Africa-Press – Mozambique. The Mozambican Bar Association (OAM) considers that the proclamation of the results of the local elections by the Constitutional Council lacks grounding, and calls for a review of electoral legislation.

In a note dated December 1 consulted by Lusa on Sunday, the OAM states that the Constitutional Council (CC) “must exercise its powers of cognition knowing the de facto and de jure matter”, and thus “providing the grounds for its decisions, and cannot nor should it be limited to saying ‘the results resulted from the rechecking of the data, in accordance with the evidence produced’”.

On November 24, the CC proclaimed the Front for the Liberation of Mozambique (Frelimo) winner of the October 11 municipal elections in 56 municipalities, against the previous 64 announced by the National Elections Commission (CNE), with Renamo (Mozambican National Resistance, the largest opposition party) winning four, and had elections repeated in four others. Previously, some district courts annulled several votes, but the CC ruled that they did not have this responsibility.

“The giving reasons requirement, completely absent in the CC’s ruling, is the expression of the legitimacy of the jurisdictional exercise and is necessary to explain the reasons for the decision, for the understanding and scope of the procedural participants, but, above all, for society, given the public interest involved in the electoral process,” the OAM statement reads.

“We are not saying that decisions must please the majority or the minority, but that they must be substantiated as a legal requirement. In fact, life is plural, and no one has a monopoly on the truth, but we have to allow ourselves to accept the contradictory, otherwise we will fall into authoritarianism. The intensity of the pulse cannot overcome the strength of the mind and hands,” adds the OAM note, signed by its president, Carlos Martins.

The streets of some Mozambican cities, including Maputo, have seen repeated opposition demonstrations against what they consider a “mega-fraud” in the local elections process and the results announced by the CNE, which were also heavily criticized by civil society and non-governmental organizations.

The OAM insists that the way in which these elections were conducted led to “the total discredit of the Electoral Administration Bodies amongst Mozambicans, with the emphasis on the CNE and the Technical Secretariat for Electoral Administration (STAE)”.

“The same happens with the District Judicial Courts as electoral courts of first instance in the course of electoral processes, the Constitutional Council, and, by extension, with regard to the Executive and Legislative powers, as well as political parties and their respective leaders, due to lack of confidence in their suitability, legitimacy, balance and independence in the mission for which they were established,” the comment reads.
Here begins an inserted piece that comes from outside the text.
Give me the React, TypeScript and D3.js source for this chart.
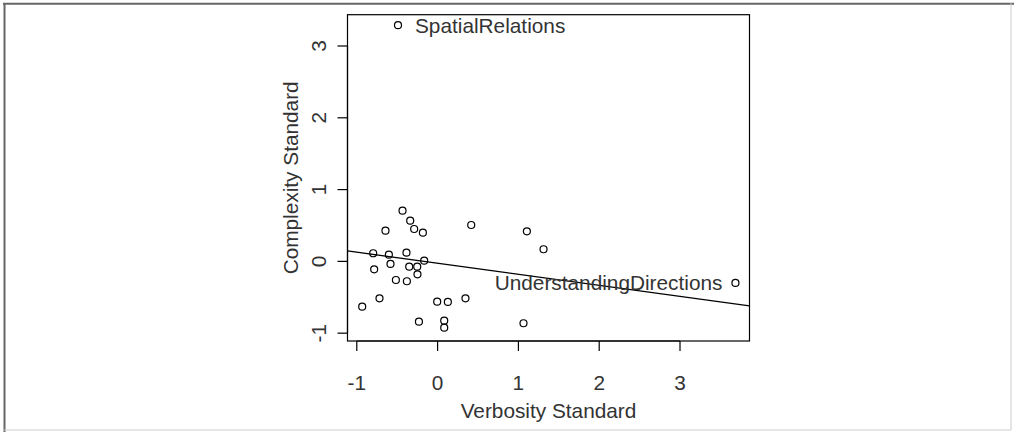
import React from "react";
import * as d3 from "d3";

const verbosity = [-0.49, 3.686, -0.434, -0.339, -0.29, -0.182, -0.645, 0.416, 1.105, 1.311, -0.797, -0.603, -0.385, -0.583, -0.166, -0.351, -0.252, -0.249, -0.785, -0.516, -0.38, -0.719, -0.933, -0.005, 0.127, 0.345, -0.231, 0.082, 0.082, 1.063];
const complexity = [3.29, -0.3, 0.706, 0.567, 0.451, 0.4, 0.428, 0.507, 0.419, 0.169, 0.113, 0.093, 0.121, -0.036, 0.01, -0.074, -0.074, -0.18, -0.11, -0.259, -0.277, -0.514, -0.631, -0.561, -0.565, -0.514, -0.84, -0.826, -0.923, -0.862];
const labelIndex = [0, 1];
const labelText = ["SpatialRelations", "UnderstandingDirections"];
const labelSide = ["right", "left"];
const xTicks = [-1, 0, 1, 2, 3];
const yTicks = [-1, 0, 1, 2, 3];
const fitIntercept = -0.026;
const fitSlope = -0.154;
const xDomain = [-1.115, 3.86];
const yDomain = [-1.109, 3.436];

const FONT = "'Liberation Sans', Arial, sans-serif";
const TXT = "#333";
const FS = 20.8;

export default function App() {
  const left = 347.5, right = 749.5, top = 14.7, bottom = 341;
  const x = d3.scaleLinear().domain(xDomain).range([left, right]);
  const y = d3.scaleLinear().domain(yDomain).range([bottom, top]);
  const line = d3.line<number>().x((d) => x(d)).y((d) => y(fitIntercept + fitSlope * d));
  return (
    <svg width={1014} height={432} style={{ position: "absolute", left: 0, top: 0, background: "#fff" }} fontFamily={FONT}>
      <rect x={0} y={0} width={1014} height={432} fill="#fff" />
      <line x1={4.5} y1={3} x2={4.5} y2={432} stroke="#666" strokeWidth={2} />
      <line x1={3} y1={3.8} x2={1014} y2={3.8} stroke="#666" strokeWidth={2} />
      <line x1={1011} y1={3} x2={1011} y2={430} stroke="#ccc" strokeWidth={1} />
      <line x1={4} y1={430} x2={1011} y2={430} stroke="#ccc" strokeWidth={1} />
      <defs>
        <clipPath id="plotclip">
          <rect x={left} y={top} width={right - left} height={bottom - top} />
        </clipPath>
      </defs>
      <rect x={left} y={top} width={right - left} height={bottom - top} fill="none" stroke="#000" strokeWidth={1.2} />
      <line x1={x(xTicks[0])} x2={x(xTicks[xTicks.length - 1])} y1={bottom} y2={bottom} stroke="#000" strokeWidth={1.2} />
      {xTicks.map((t) => (
        <g key={"xt" + t}>
          <line x1={x(t)} x2={x(t)} y1={bottom} y2={bottom + 10} stroke="#000" strokeWidth={1.2} />
          <text x={x(t)} y={390} textAnchor="middle" fontSize={FS} fill={TXT}>{t}</text>
        </g>
      ))}
      <line x1={left} x2={left} y1={y(yTicks[0])} y2={y(yTicks[yTicks.length - 1])} stroke="#000" strokeWidth={1.2} />
      {yTicks.map((t) => (
        <g key={"yt" + t}>
          <line x1={left - 10} x2={left} y1={y(t)} y2={y(t)} stroke="#000" strokeWidth={1.2} />
          <text transform={`translate(325.5,${y(t)}) rotate(-90)`} textAnchor="middle" fontSize={FS} fill={TXT}>{t}</text>
        </g>
      ))}
      <text x={(left + right) / 2} y={418} textAnchor="middle" fontSize={FS} fill={TXT}>Verbosity Standard</text>
      <text transform={`translate(298,${(top + bottom) / 2}) rotate(-90)`} textAnchor="middle" fontSize={FS} fill={TXT}>Complexity Standard</text>
      <path d={line(xDomain) || ""} fill="none" stroke="#000" strokeWidth={1.3} clipPath="url(#plotclip)" />
      {verbosity.map((v, i) => (
        <circle key={"p" + i} cx={x(v)} cy={y(complexity[i])} r={3.5} fill="none" stroke="#000" strokeWidth={1.2} />
      ))}
      {labelIndex.map((idx, j) => (
        <text
          key={"lab" + j}
          x={x(verbosity[idx]) + (labelSide[j] === "right" ? 17 : -13)}
          y={y(complexity[idx]) + 7.5}
          textAnchor={labelSide[j] === "right" ? "start" : "end"}
          fontSize={FS}
          fill={TXT}
        >
          {labelText[j]}
        </text>
      ))}
    </svg>
  );
}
For the OAM, the “principle of neutrality of the institutions that govern the electoral process must be followed”, and “it does not seem advisable” to proceed with “other elections with these laws and electoral administration institutions, nor their respective composition”. Mozambique is scheduled to hold general elections in October, 2024.
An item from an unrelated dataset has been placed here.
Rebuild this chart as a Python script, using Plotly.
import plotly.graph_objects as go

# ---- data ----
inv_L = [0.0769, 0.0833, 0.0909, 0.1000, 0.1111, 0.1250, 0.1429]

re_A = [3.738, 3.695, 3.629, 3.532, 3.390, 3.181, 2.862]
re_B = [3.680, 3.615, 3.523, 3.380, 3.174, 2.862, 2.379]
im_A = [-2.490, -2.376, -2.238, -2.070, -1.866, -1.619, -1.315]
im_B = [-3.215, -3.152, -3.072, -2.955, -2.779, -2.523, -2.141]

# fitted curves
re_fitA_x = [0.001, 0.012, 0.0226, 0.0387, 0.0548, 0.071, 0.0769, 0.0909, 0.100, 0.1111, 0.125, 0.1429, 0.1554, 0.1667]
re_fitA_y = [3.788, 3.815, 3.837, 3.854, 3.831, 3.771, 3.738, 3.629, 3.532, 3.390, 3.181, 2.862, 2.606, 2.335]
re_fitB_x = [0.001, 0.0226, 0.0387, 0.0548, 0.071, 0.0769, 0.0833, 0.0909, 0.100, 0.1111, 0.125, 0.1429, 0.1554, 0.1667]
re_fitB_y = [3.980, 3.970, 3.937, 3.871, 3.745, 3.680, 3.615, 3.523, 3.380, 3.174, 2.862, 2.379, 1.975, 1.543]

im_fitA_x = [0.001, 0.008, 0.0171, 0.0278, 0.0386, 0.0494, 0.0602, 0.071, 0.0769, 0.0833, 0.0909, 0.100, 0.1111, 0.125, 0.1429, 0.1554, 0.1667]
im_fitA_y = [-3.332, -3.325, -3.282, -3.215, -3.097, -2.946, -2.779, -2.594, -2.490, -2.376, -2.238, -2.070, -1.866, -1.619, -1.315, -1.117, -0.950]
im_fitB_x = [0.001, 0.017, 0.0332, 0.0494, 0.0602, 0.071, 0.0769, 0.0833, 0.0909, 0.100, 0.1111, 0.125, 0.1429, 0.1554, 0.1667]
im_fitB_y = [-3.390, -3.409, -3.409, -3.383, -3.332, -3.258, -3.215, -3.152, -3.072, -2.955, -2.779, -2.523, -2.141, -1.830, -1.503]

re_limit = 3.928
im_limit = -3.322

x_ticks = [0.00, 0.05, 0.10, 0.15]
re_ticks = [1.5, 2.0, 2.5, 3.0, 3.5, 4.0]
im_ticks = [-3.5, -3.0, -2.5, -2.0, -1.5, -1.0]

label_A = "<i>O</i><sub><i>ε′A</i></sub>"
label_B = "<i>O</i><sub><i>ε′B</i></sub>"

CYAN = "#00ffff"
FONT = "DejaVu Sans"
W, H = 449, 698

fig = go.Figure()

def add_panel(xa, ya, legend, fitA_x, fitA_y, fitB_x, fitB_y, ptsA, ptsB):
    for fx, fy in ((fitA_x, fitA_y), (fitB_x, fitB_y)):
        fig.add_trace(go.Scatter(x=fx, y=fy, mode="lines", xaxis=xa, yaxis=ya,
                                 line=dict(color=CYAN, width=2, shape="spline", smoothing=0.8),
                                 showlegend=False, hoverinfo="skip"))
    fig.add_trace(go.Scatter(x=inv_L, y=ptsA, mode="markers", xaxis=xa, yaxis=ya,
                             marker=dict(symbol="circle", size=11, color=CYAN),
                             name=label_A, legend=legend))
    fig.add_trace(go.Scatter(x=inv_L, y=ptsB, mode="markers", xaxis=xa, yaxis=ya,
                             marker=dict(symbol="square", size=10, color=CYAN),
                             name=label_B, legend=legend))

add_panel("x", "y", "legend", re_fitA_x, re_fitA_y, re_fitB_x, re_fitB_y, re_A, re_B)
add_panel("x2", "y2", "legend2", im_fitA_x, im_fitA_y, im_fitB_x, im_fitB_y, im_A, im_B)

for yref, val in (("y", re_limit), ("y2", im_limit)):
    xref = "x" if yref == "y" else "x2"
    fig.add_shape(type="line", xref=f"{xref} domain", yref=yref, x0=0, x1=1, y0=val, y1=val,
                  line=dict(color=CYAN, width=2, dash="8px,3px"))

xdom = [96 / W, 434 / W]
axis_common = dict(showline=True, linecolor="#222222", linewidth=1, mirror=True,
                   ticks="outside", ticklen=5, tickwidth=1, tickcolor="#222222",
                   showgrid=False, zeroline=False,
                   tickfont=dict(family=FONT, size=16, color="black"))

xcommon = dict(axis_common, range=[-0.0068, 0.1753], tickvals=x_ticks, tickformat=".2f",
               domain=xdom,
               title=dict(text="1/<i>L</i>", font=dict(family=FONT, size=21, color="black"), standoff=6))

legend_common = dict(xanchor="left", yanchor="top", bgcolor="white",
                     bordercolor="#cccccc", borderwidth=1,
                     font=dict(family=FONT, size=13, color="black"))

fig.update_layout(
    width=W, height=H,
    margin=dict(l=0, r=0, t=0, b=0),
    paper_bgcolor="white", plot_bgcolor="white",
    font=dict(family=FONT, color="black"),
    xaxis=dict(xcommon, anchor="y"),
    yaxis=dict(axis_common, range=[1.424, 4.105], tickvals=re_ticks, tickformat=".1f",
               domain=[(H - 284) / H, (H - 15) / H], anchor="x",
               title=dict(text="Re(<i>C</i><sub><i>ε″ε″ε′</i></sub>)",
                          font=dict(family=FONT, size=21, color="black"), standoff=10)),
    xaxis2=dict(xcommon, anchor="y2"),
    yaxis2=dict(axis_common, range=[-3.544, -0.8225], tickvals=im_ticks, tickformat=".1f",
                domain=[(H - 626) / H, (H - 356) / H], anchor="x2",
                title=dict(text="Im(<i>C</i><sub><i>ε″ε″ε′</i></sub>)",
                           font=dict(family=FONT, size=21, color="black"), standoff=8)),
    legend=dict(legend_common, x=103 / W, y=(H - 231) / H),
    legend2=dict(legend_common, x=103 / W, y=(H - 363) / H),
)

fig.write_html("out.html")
It adds that “it is common knowledge” that the Mozambican Electoral Law “is a terrible copy of the Portuguese electoral legislation, but, in truth, it must be said, in terms of electoral resources, it is regulated differently from its guiding light, which is the Portuguese Electoral Law”.

“In this legal system, it is established that the judicial courts, as courts of first instance, have jurisdiction to deal with disputes regarding the presentation of candidacies, unlike what is stipulated in our electoral legislation regarding local elections,” it reads.

“Predictable electoral laws are required that follow the evolution of democratic processes, thinking and the way of being in society. Electoral institutions, including judicial bodies, must preserve independence as a factor in legitimizing their own existence and power Otherwise, the path will be tortuous,” it concludes.